(Say the Jesus Creed daily during Lent.)
Does Tom Wright believe in the Second Coming? That question has been asked since Tom wrote his exceptional book on Jesus called Jesus and the Victory of God. I recall a conversation I had with my teacher and former colleague, Grant Osborne, about this. Does he? Here’s what Tom says.
“Let me say it emphatically … the second coming has not yet occurred.” Tom denies he is a preterist. “Jesus,” he says about our future, “will be personally present, the dead will be rasied, and the living Christians will be transformed” (133).
So, Tom does believe in the Second Coming, but it doesn’t mean what many think it means:
1. The Son of Man “coming” refers to Jesus’ vindication before the Ancient of Days along with the saints.
2. The King returning refers, not to Jesus’ return, but to God returning to Zion.
These two views created confusion about Tom’s views. He is speaking here of what Jesus taught.
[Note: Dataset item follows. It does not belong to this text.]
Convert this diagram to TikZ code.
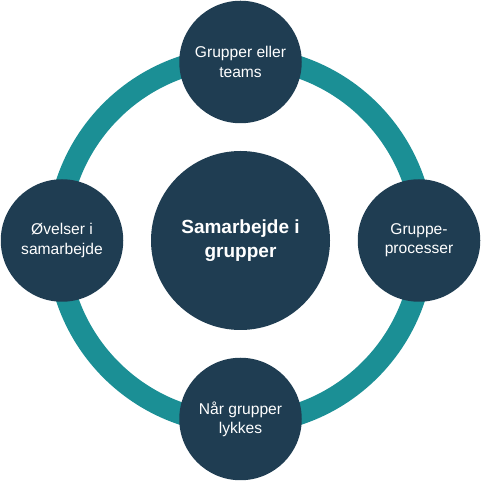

3. The rest of the NT teaches the presence and appearing of Jesus, but this does not mean he will descend on clouds from the heavens and light atop the Temple in Jerusalem.
4. Parousia means not “coming” but “presence,” in both a divine, saving presence and a royal presence.
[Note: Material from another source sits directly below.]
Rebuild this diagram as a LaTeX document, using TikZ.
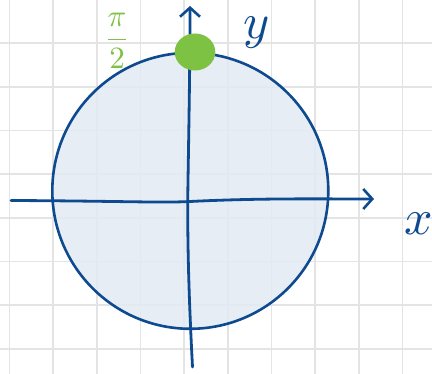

5. The “rapture” text in 1 Thess 4 is a metaphor for the Presence/Appearing of Christ and the greeting of Christ by his followers — the Church — who, as a colony’s citizens did, will leave the city to greet the Emperor. They are the same as 1 Cor 15:23-27, 51-54 and Phil 3:20-21.
Here’s a conclusion: “The promise is not that Jesus will simply reappear within the present world order, but that when heaven and earth are joined together in the new way God has promised, then he will appear to us — and we will appear to him, and to one another, in our own true identity” (135).
Thus, “in the great renewal of the world that Easter itself foreshadowed, Jesus himself will be personally present and will be the agent and model of the transformation that will happen both to the whole world and also to believers” (136).